The Top Worry for American Companies Operating in China

Those companies saw profits improve last year, though slightly less than half expect to be profitable in 2024.

U.S. and China flags at a meeting between U.S. Treasury Secretary Janet Yellen and Chinese Vice Premier He Lifeng, Guangdong Zhudao Guest House, Guangzhou, China, April 6, 2024.
U.S. and China flags at a meeting between U.S. Treasury Secretary Janet Yellen and Chinese Vice Premier He Lifeng, Guangdong Zhudao Guest House, Guangzhou, China, April 6, 2024.
AP Photo/Andy Wong, Pool, File

Simmering tensions between Beijing and Washington remain the top worry for American companies operating in China, according to a report by the American Chamber of Commerce in China released Tuesday.

The survey of U.S. companies said inconsistent and unclear policies and enforcement, rising labor costs and data security issues were other top concerns. It also said that, despite the insistence of Chinese leaders that Beijing welcomes foreign businesses, many still are hindered from free competition.

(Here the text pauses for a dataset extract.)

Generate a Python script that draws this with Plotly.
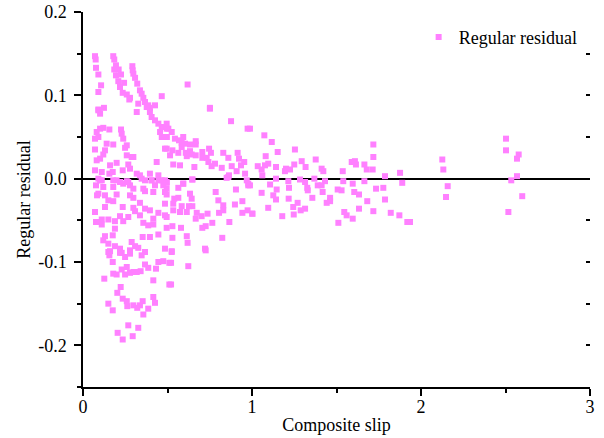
import plotly.graph_objects as go

# (composite slip, regular residual) pairs, grouped by region
pts_upper_left = [(0.071,0.147),(0.075,0.143),(0.077,0.133),(0.091,0.125),(0.107,0.112),(0.091,0.104),
    (0.179,0.147),(0.185,0.143),(0.195,0.136),(0.185,0.131),(0.211,0.131),(0.225,0.125),(0.195,0.124),
    (0.209,0.117),(0.243,0.115),(0.219,0.110),(0.235,0.103),(0.259,0.101),(0.278,0.097),(0.274,0.095),
    (0.292,0.135),(0.294,0.130),(0.298,0.126),(0.308,0.121),(0.321,0.114),(0.337,0.106),(0.347,0.102),
    (0.357,0.097),(0.367,0.092),(0.386,0.088),(0.396,0.085),(0.426,0.088),(0.466,0.099),(0.327,0.090),
    (0.124,0.085),(0.091,0.083),(0.619,0.113),(0.751,0.085)]

pts_mid_left = [(0.091,0.082),(0.101,0.078),(0.318,0.080),(0.377,0.086),(0.396,0.080),(0.406,0.074),
    (0.426,0.070),(0.446,0.066),(0.466,0.062),(0.456,0.056),(0.495,0.060),(0.495,0.050),(0.466,0.050),
    (0.101,0.060),(0.120,0.061),(0.081,0.056),(0.091,0.050),(0.071,0.048),(0.156,0.059),(0.225,0.059),
    (0.229,0.054),(0.238,0.048),(0.140,0.042),(0.179,0.041),(0.071,0.035),(0.130,0.034),(0.249,0.037),
    (0.259,0.040),(0.120,0.029),(0.101,0.024),(0.259,0.028),(0.288,0.026),(0.298,0.026),(0.436,0.020),
    (0.485,0.036),(0.081,0.022),(0.199,0.019),(0.160,0.016),(0.268,0.017),(0.235,0.010),(0.278,0.012),
    (0.111,0.008),(0.176,0.008),(0.156,0.006),(0.318,0.006),(0.337,0.004),(0.396,0.006),(0.446,0.004),
    (0.101,-0.002),(0.179,-0.002),(0.219,-0.004),(0.259,-0.003),(0.367,-0.002),(0.406,-0.002),(0.466,-0.002),
    (0.071,0.010),(0.077,-0.008),(0.083,-0.020),(0.071,-0.040),(0.077,-0.052)]

pts_mid_centre = [(0.751,0.084),(0.876,0.069),(0.974,0.060),(0.495,0.066),(0.505,0.060),(0.525,0.056),
    (0.495,0.050),(0.544,0.048),(0.568,0.046),(0.593,0.050),(0.584,0.043),(0.604,0.042),(0.633,0.041),
    (0.667,0.045),(0.667,0.041),(0.584,0.038),(0.495,0.036),(0.529,0.034),(0.564,0.031),(0.608,0.031),
    (0.633,0.033),(0.643,0.029),(0.515,0.028),(0.614,0.027),(0.667,0.028),(0.706,0.032),(0.746,0.036),
    (0.757,0.031),(0.706,0.025),(0.732,0.025),(0.742,0.020),(0.830,0.031),(0.860,0.025),(0.915,0.031),
    (0.923,0.024),(0.954,0.020),(0.935,0.016),(0.880,0.015),(0.821,0.013),(0.781,0.018),(0.761,0.015),
    (0.659,0.014),(0.574,0.016),(0.534,0.017),(0.909,0.009),(0.959,0.006),(0.864,0.004),(0.850,0.001),
    (0.647,-0.001),(0.495,-0.005),(0.593,-0.006),(0.978,-0.006)]

pts_low_left = [(0.091,0.000),(0.111,-0.002),(0.199,-0.002),(0.268,-0.004),(0.347,0.000),(0.406,-0.002),
    (0.446,-0.002),(0.485,-0.002),(0.120,-0.010),(0.179,-0.010),(0.238,-0.006),(0.278,-0.008),(0.298,-0.012),
    (0.357,-0.012),(0.426,-0.008),(0.475,-0.008),(0.091,-0.018),(0.130,-0.020),(0.199,-0.019),(0.278,-0.020),
    (0.298,-0.023),(0.367,-0.015),(0.416,-0.016),(0.485,-0.016),(0.150,-0.026),(0.179,-0.027),(0.130,-0.034),
    (0.235,-0.034),(0.337,-0.029),(0.298,-0.035),(0.308,-0.039),(0.367,-0.036),(0.396,-0.038),(0.446,-0.041),
    (0.485,-0.044),(0.485,-0.030),(0.219,-0.045),(0.268,-0.046),(0.337,-0.044),(0.416,-0.048),(0.111,-0.049),
    (0.150,-0.049),(0.189,-0.051),(0.238,-0.051),(0.357,-0.053),(0.386,-0.056),(0.416,-0.055),(0.111,-0.055),
    (0.189,-0.060),(0.130,-0.069),(0.176,-0.068),(0.353,-0.070),(0.396,-0.070),(0.446,-0.067),(0.120,-0.074),
    (0.288,-0.076),(0.150,-0.078),(0.189,-0.081),(0.219,-0.084),(0.308,-0.081),(0.327,-0.083),(0.160,-0.087),
    (0.229,-0.089),(0.278,-0.086),(0.485,-0.084)]

pts_low_centre = [(0.647,-0.001),(0.860,0.002),(0.969,-0.002),(0.495,-0.004),(0.593,-0.006),(0.564,-0.011),
    (0.495,-0.012),(0.978,-0.008),(0.785,-0.016),(0.905,-0.013),(0.495,-0.019),(0.540,-0.024),(0.564,-0.023),
    (0.633,-0.018),(0.643,-0.024),(0.801,-0.026),(0.943,-0.027),(0.534,-0.030),(0.584,-0.033),(0.627,-0.033),
    (0.647,-0.033),(0.830,-0.032),(0.899,-0.031),(0.534,-0.038),(0.574,-0.040),(0.614,-0.040),(0.673,-0.041),
    (0.702,-0.045),(0.737,-0.042),(0.805,-0.041),(0.830,-0.038),(0.943,-0.041),(0.974,-0.038),(1.002,-0.042),
    (0.495,-0.046),(0.667,-0.048),(0.765,-0.053),(0.866,-0.052),(0.495,-0.059),(0.529,-0.057),(0.580,-0.059),
    (0.706,-0.059),(0.726,-0.057),(0.529,-0.071),(0.614,-0.069),(0.824,-0.071),(0.619,-0.077),(0.722,-0.084),
    (0.525,-0.087)]

pts_bottom = [(0.150,-0.088),(0.156,-0.092),(0.219,-0.089),(0.249,-0.094),(0.278,-0.090),(0.347,-0.092),
    (0.367,-0.088),(0.176,-0.100),(0.446,-0.100),(0.475,-0.099),(0.511,-0.101),(0.259,-0.106),(0.229,-0.109),
    (0.367,-0.103),(0.386,-0.107),(0.432,-0.108),(0.179,-0.114),(0.199,-0.115),(0.249,-0.115),(0.278,-0.113),
    (0.298,-0.112),(0.318,-0.112),(0.341,-0.111),(0.126,-0.120),(0.416,-0.122),(0.511,-0.127),(0.223,-0.130),
    (0.203,-0.137),(0.235,-0.144),(0.416,-0.142),(0.259,-0.147),(0.426,-0.149),(0.150,-0.150),(0.262,-0.153),
    (0.298,-0.152),(0.321,-0.155),(0.353,-0.147),(0.337,-0.152),(0.386,-0.156),(0.176,-0.158),(0.357,-0.163),
    (0.268,-0.176),(0.327,-0.179),(0.205,-0.185),(0.294,-0.189),(0.235,-0.193),
    (0.525,-0.088),(0.726,-0.086),(0.521,-0.101),(0.623,-0.105),(0.521,-0.127)]

pts_right_mid = [(0.988,0.060),(1.073,0.052),(1.117,0.044),(1.152,0.032),(1.254,0.035),(1.718,0.041),
    (1.081,0.027),(1.294,0.021),(1.377,0.023),(1.034,0.015),(1.057,0.011),(1.077,0.016),(1.096,0.018),
    (1.142,0.014),(1.195,0.009),(1.201,0.012),(1.225,0.011),(1.250,0.017),(1.317,0.014),(1.412,0.012),
    (1.422,0.009),(1.537,0.009),(1.590,0.020),(1.609,0.021),(1.615,0.017),(1.665,0.017),(1.679,0.011),
    (1.714,0.011),(1.718,0.026),(1.787,0.003),(1.876,0.007),(1.061,0.004),(1.142,0.000),(1.215,-0.003),
    (1.284,-0.001),(1.314,-0.004),(1.369,0.000),(1.432,-0.003),(1.540,-0.003),(1.665,-0.003),(0.988,-0.008),
    (1.107,-0.007),(1.146,-0.013),(1.219,-0.011),(1.327,-0.011),(1.330,-0.014),(1.389,-0.008),(1.412,-0.008),
    (1.418,-0.016),(1.507,-0.013),(1.530,-0.014),(1.596,-0.006),(1.605,-0.016),(1.633,-0.019),(1.734,-0.012),
    (1.777,-0.011),(1.889,-0.005),(1.057,-0.017),(1.126,-0.020),(1.142,-0.025),(1.217,-0.024),(1.270,-0.029),
    (1.357,-0.023),(1.462,-0.023),(1.462,-0.027),(1.442,-0.029),(1.682,-0.027),(1.787,-0.025),(1.096,-0.035),
    (1.244,-0.034),(1.288,-0.038),(1.314,-0.036),(1.633,-0.036),(1.718,-0.039),(1.821,-0.041),(1.872,-0.044),
    (1.919,-0.052),(1.179,-0.045),(1.247,-0.043),(1.546,-0.040),(1.560,-0.044),(1.596,-0.048),(1.511,-0.053),
    (1.002,-0.042)]

pts_far_right = [(2.503,0.048),(2.503,0.034),(2.578,0.029),(2.568,0.024),(2.126,0.023),(2.132,0.011),
    (2.568,0.003),(2.534,-0.002),(2.158,-0.009),(2.148,-0.022),(2.599,-0.021),(2.517,-0.040),(1.935,-0.052)]

groups = [pts_upper_left, pts_mid_left, pts_mid_centre, pts_low_left,
          pts_low_centre, pts_bottom, pts_right_mid, pts_far_right]
slip = [p[0] for g in groups for p in g]
residual = [p[1] for g in groups for p in g]

x_ticks = [0, 1, 2, 3]
x_ticktext = ["0", "1", "2", "3"]
y_ticks = [-0.2, -0.1, 0.0, 0.1, 0.2]
y_ticktext = ["-0.2", "-0.1", "0.0", "0.1", "0.2"]

FONT = "Liberation Serif, Times New Roman, serif"
PINK = "#FF80FF"

fig = go.Figure()
fig.add_trace(go.Scatter(
    x=slip, y=residual, mode="markers", name="Regular residual",
    marker=dict(symbol="square", size=6, color=PINK, line=dict(width=0)),
))
# invisible trace to host the right-side tick marks
fig.add_trace(go.Scatter(x=[None], y=[None], yaxis="y2", showlegend=False, hoverinfo="skip"))

fig.update_layout(
    width=604, height=438,
    margin=dict(l=83, r=14, t=12, b=51, autoexpand=False),
    paper_bgcolor="white", plot_bgcolor="white",
    font=dict(family=FONT, size=18, color="black"),
    showlegend=True,
    legend=dict(x=0.662, y=0.982, xanchor="left", yanchor="top",
                bgcolor="rgba(0,0,0,0)", font=dict(family=FONT, size=18)),
    xaxis=dict(range=[0, 3], showgrid=False, zeroline=False, automargin=False,
               showline=True, linecolor="black", linewidth=1.5,
               ticks="outside", ticklen=7, tickwidth=1.5, tickcolor="black",
               ticklabelstandoff=-4,
               tickvals=x_ticks, ticktext=x_ticktext,
               minor=dict(ticks="outside", ticklen=4, tickwidth=1.5, tickcolor="black",
                          tick0=0, dtick=0.5, showgrid=False),
               title=dict(text="Composite slip", standoff=2, font=dict(size=18))),
    yaxis=dict(range=[-0.25, 0.2], showgrid=False, automargin=False,
               zeroline=True, zerolinecolor="black", zerolinewidth=2,
               showline=True, linecolor="black", linewidth=1.5,
               ticks="outside", ticklen=7, tickwidth=1.5, tickcolor="black",
               ticklabelstandoff=4,
               tickvals=y_ticks, ticktext=y_ticktext,
               minor=dict(ticks="outside", ticklen=4, tickwidth=1.5, tickcolor="black",
                          tick0=0, dtick=0.05, showgrid=False),
               title=dict(text="Regular residual", standoff=3, font=dict(size=18))),
    yaxis2=dict(range=[-0.25, 0.2], overlaying="y", side="right", showgrid=False,
                zeroline=False, showline=False, showticklabels=False, automargin=False,
                ticks="inside", ticklen=4, tickwidth=1.5, tickcolor="black",
                tick0=0, dtick=0.05),
)

# remove the default 8px page margin so the figure sits at the window's corner
fig.write_html("out.html", config={"displayModeBar": False},
               post_script="document.body.style.margin='0px';")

"The Chinese government has stated that it encourages foreign direct investment, but many of our members continue to encounter barriers to investment and operations including policies that discriminate against them and public relations campaigns that create suspicion of foreigners," the report said.

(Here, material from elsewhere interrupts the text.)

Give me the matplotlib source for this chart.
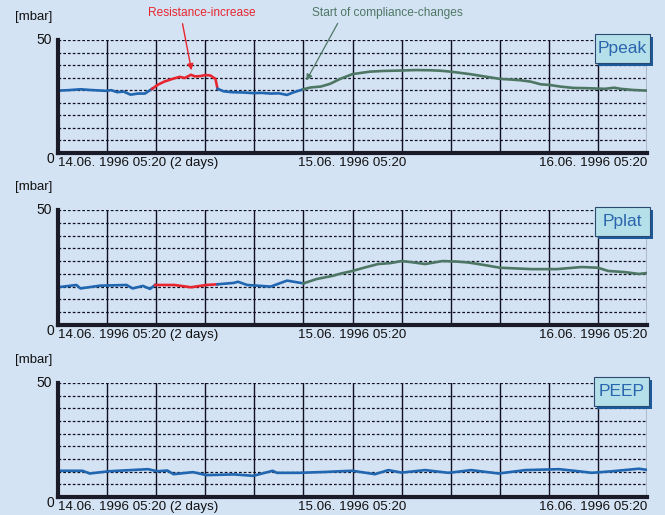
import numpy as np
import matplotlib
matplotlib.use('Agg')
import matplotlib.pyplot as plt
from matplotlib.patches import Rectangle
from matplotlib.transforms import offset_copy

plt.rcParams['font.family'] = ['Liberation Sans', 'DejaVu Sans']

# hours since 14.06. 1996 05:20, grid every 4.8 h
x_max = 57.6
x_ticks = [i * 4.8 for i in range(13)]
x_labels = ['14.06. 1996 05:20 (2 days)', '15.06. 1996 05:20', '16.06. 1996 05:20']
x_label_pos = [0, 24, 48]
panel_names = ['Ppeak', 'Pplat', 'PEEP']

# Ppeak segments
ppeak_t1 = [0, 1.0, 2.2, 3.1, 4.7, 5.2, 5.8, 6.4, 7.1, 7.8, 8.5, 9.2]
ppeak_v1 = [27.6, 27.8, 28.2, 27.9, 27.5, 27.8, 26.9, 27.2, 25.8, 26.3, 26.3, 28.4]
ppeak_tr = [9.2, 9.8, 10.4, 11.2, 11.9, 12.4, 13.0, 13.4, 13.9, 14.4, 14.9, 15.4, 15.6]
ppeak_vr = [28.4, 30.3, 31.6, 32.8, 33.7, 33.2, 34.6, 33.9, 34.0, 34.5, 34.3, 32.8, 28.4]
ppeak_t2 = [15.6, 16.2, 17.0, 18.0, 19.1, 19.9, 20.8, 21.6, 22.4, 23.0, 24.0]
ppeak_v2 = [28.4, 27.3, 26.9, 26.8, 26.5, 26.6, 26.3, 26.4, 25.7, 26.8, 28.2]
ppeak_tg = [24.0, 24.7, 25.7, 26.6, 27.6, 28.8, 30.5, 31.8, 33.6, 35.0, 36.4, 37.4, 38.4, 39.6,
            40.3, 41.8, 43.2, 44.3, 45.2, 46.2, 47.2, 48.1, 49.1, 50.4, 51.6, 52.8, 53.5, 54.4,
            55.0, 56.2, 57.6]
ppeak_vg = [28.2, 29.0, 29.4, 30.6, 32.8, 34.9, 36.0, 36.3, 36.5, 36.7, 36.6, 36.4, 36.0, 35.3,
            34.9, 33.8, 32.8, 32.5, 32.2, 31.6, 30.4, 30.1, 29.4, 28.8, 28.7, 28.5, 28.4, 28.9,
            28.4, 27.9, 27.6]

# Pplat segments
pplat_t1 = [0, 1.8, 2.2, 4.1, 6.7, 7.3, 8.3, 9.0, 9.5]
pplat_v1 = [16.4, 17.4, 15.9, 17.1, 17.4, 15.9, 17.0, 15.7, 17.4]
pplat_tr = [9.5, 11.4, 13.0, 14.5, 15.6]
pplat_vr = [17.4, 17.4, 16.4, 17.4, 17.7]
pplat_t2 = [15.6, 17.2, 17.6, 18.5, 20.8, 22.4, 24.0]
pplat_v2 = [17.7, 18.3, 18.8, 17.4, 16.7, 19.3, 18.1]
pplat_tg = [24.0, 25.3, 26.9, 27.6, 28.8, 30.0, 31.3, 32.5, 33.6, 34.6, 35.9, 37.6, 38.9, 40.1,
            41.8, 43.2, 46.3, 48.8, 51.2, 52.8, 53.8, 55.4, 56.8, 57.6]
pplat_vg = [18.1, 20.0, 21.4, 22.3, 23.5, 25.0, 26.5, 26.9, 27.8, 27.3, 26.5, 27.8, 27.6, 27.2,
            26.0, 24.9, 24.3, 24.3, 25.2, 24.9, 23.5, 23.0, 22.2, 22.6]

# PEEP
peep_t = [0, 2.4, 3.1, 5.0, 8.8, 9.7, 10.7, 11.3, 13.2, 14.5, 17.2, 19.1, 21.0, 21.4, 23.6, 26.2,
          27.6, 28.8, 31.0, 32.3, 33.6, 35.9, 38.2, 40.4, 43.1, 45.7, 49.0, 50.9, 52.2, 54.2,
          56.8, 57.6]
peep_v = [11.5, 11.5, 10.3, 11.3, 12.2, 11.3, 11.6, 10.0, 10.9, 9.6, 9.9, 9.3, 11.5, 10.6, 10.6,
          11.0, 11.3, 11.5, 10.0, 11.8, 10.7, 11.8, 10.6, 11.8, 10.3, 11.8, 12.2, 11.3, 10.6, 11.3,
          12.4, 11.9]

bg = '#d4e3f4'
blue = '#2166b0'
red = '#e8262f'
green = '#4d7764'

W, H = 665, 515
fig = plt.figure(figsize=(W / 100, H / 100), dpi=100, facecolor=bg)

# axes positions in pixels: (left, top, right, bottom)
boxes = [(58, 40, 647, 153), (58, 210, 647, 325), (58, 383, 647, 497)]
label_shift = [0, -4, -7]   # points
axes = []
for (l, t, r, b) in boxes:
    ax = fig.add_axes([l / W, 1 - b / H, (r - l) / W, (b - t) / H])
    ax.set_facecolor(bg)
    ax.set_xlim(0, x_max)
    ax.set_ylim(0, 50)
    ax.set_xticks(x_ticks)
    ax.set_yticks(np.linspace(0, 50, 10))
    ax.tick_params(length=0, labelbottom=False, labelleft=False)
    for sp in ['top', 'right']:
        ax.spines[sp].set_visible(False)
    for sp in ['left', 'bottom']:
        ax.spines[sp].set_linewidth(3)
        ax.spines[sp].set_color('#1a1a28')
    ax.grid(axis='x', color='#111122', lw=1.0, ls='-')
    ax.grid(axis='y', color='#111122', lw=0.9, ls=(0, (2.2, 1.6)))
    ax.set_axisbelow(True)
    for xp, lab, dx in zip(x_label_pos, x_labels, label_shift):
        tr = offset_copy(ax.get_xaxis_transform(), fig=fig, x=dx, y=0, units='points')
        ax.text(xp, -0.09, lab, transform=tr, ha='left', va='center',
                fontsize=9.6, color='#111111')
    fig.text((l - 6) / W, 1 - t / H, '50', ha='right', va='center', fontsize=10, color='#111111')
    fig.text((l - 4) / W, 1 - (b + 6) / H, '0', ha='right', va='center', fontsize=10, color='#111111')
    fig.text(15 / W, 1 - (t - 23) / H, '[mbar]', ha='left', va='center', fontsize=9.5, color='#111111')
    axes.append(ax)

lw = 1.9
axes[0].plot(ppeak_t1, ppeak_v1, color=blue, lw=lw)
axes[0].plot(ppeak_tr, ppeak_vr, color=red, lw=lw)
axes[0].plot(ppeak_t2, ppeak_v2, color=blue, lw=lw)
axes[0].plot(ppeak_tg, ppeak_vg, color=green, lw=lw)

axes[1].plot(pplat_t1, pplat_v1, color=blue, lw=lw)
axes[1].plot(pplat_tr, pplat_vr, color=red, lw=lw)
axes[1].plot(pplat_t2, pplat_v2, color=blue, lw=lw)
axes[1].plot(pplat_tg, pplat_vg, color=green, lw=lw)

axes[2].plot(peep_t, peep_v, color=blue, lw=lw)

# name boxes with shadow
name_boxes = [(595, 34), (595, 207), (594, 377)]
for (bx, by), name in zip(name_boxes, panel_names):
    bw, bh = 55, 29
    fig.add_artist(Rectangle(((bx + 3) / W, 1 - (by + bh + 3) / H), bw / W, bh / H,
                             transform=fig.transFigure, facecolor='#1d5a9c', edgecolor='none'))
    fig.add_artist(Rectangle((bx / W, 1 - (by + bh) / H), bw / W, bh / H,
                             transform=fig.transFigure, facecolor='#b5e0ea', edgecolor='#2a4a70', lw=0.8))
    fig.text((bx + bw / 2) / W, 1 - (by + bh / 2) / H, name, ha='center', va='center',
             fontsize=12.5, color='#2a65ad')

# annotations
fig.text(202 / W, 1 - 13 / H, 'Resistance-increase', ha='center', va='center', fontsize=8.6, color=red)
axes[0].annotate('', xy=(192 / W, 1 - 73 / H), xycoords='figure fraction',
                 xytext=(182 / W, 1 - 21 / H), textcoords='figure fraction',
                 arrowprops=dict(arrowstyle='-|>', color=red, lw=1.0, mutation_scale=9))
fig.text(312 / W, 1 - 13 / H, 'Start of compliance-changes', ha='left', va='center', fontsize=8.6, color=green)
axes[0].annotate('', xy=(305 / W, 1 - 83 / H), xycoords='figure fraction',
                 xytext=(339 / W, 1 - 21 / H), textcoords='figure fraction',
                 arrowprops=dict(arrowstyle='-|>', color=green, lw=0.9, mutation_scale=9))

fig.savefig('out.png', dpi=100, facecolor=bg)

The report welcomed an improvement in relations in 2023 that was capped by summit meetings of Chinese leader Xi Jinping and President Joe Biden, but said the U.S. presidential election in November was "looming large" over the future business environment.

It's unclear what ramifications a victory for either Biden or former President Donald Trump might have for relations. But Trump could deepen a trade war he started during his first term. His tough rhetoric on China and isolationist approach to foreign policy could ramp up uncertainties.

More recently, U.S. Treasury Secretary Janet Yellen visited Beijing, where she raised concerns that potential overcapacity in Chinese industries β€” such as electric vehicles, steel making and solar panels β€” might crowd out U.S. and other foreign manufacturers.

The fact that such visits are taking place shows "that on difficult issues, the two governments are talking and they're able to do so in a way that's not acrimonious. So that was very positive," said the chamber's chair, Sean Stein.

The Chamber sees high-level exchanges and communication between the two sides as a top priority, the report said.

American businesses are frustrated by slow progress on promises by China to level the playing field between foreign and Chinese companies, the report said. Meanwhile, heightened U.S. export controls and other restrictions have raised the costs of doing business.

"So the end result is companies are getting squeezed between the two governments, and on the regulatory front, what we're seeing is it's not getting easier to do business in China; it's getting harder," Stein said.

American companies operating in China saw improved profits last year, though slightly less than half expect to be profitable in 2024.

Still, many members of the American Chamber said they were more optimistic about growth of China's own economy.

Among its many recommendations the report urged China to create and implement "transparent and practical economic policies which treat domestic and foreign entities equally."

Referring to concerns that business people are at risk of being caught up in accusations they have violated China's national security, it also appealed to China's leaders to clarify and narrow the scope of the country's anti-espionage law to prevent it from interfering with normal business operations.

Such requests follow repeated raids on foreign companies that Chinese authorities say were conducted on national security grounds. Raids on consulting companies also tend to hinder foreign companies from assessing the business environment, leaving less willing to invest, said Lester Ross, a co-chair of the chamber's policy committee.

The report also had recommendations for the U.S. side, including providing clear visa policies for Chinese students to show they will be welcomed. Similarly, American students should be encouraged to study in China, the report said.

It also called on U.S. officials to avoid resorting to unilateral controls that may be ineffective and fail to meet goals for national security and foreign policy. Washington should engage with Chinese companies to allow them to address export control concerns such as military use of civilian technologies before the companies are subjected to sanctions, it said.

The 617-page bilingual report provided hundreds of recommendations spanning a wide variety of industries, from sports and online streaming to occupational safety issues and rural traffic management.

American companies generally are not planning to move supply chains out of China given how large and important it is as a market of 1.4 billion people. But their willingness to increase investments there and make it their strategic focus has been decreasing as its advantages diminish, the report said.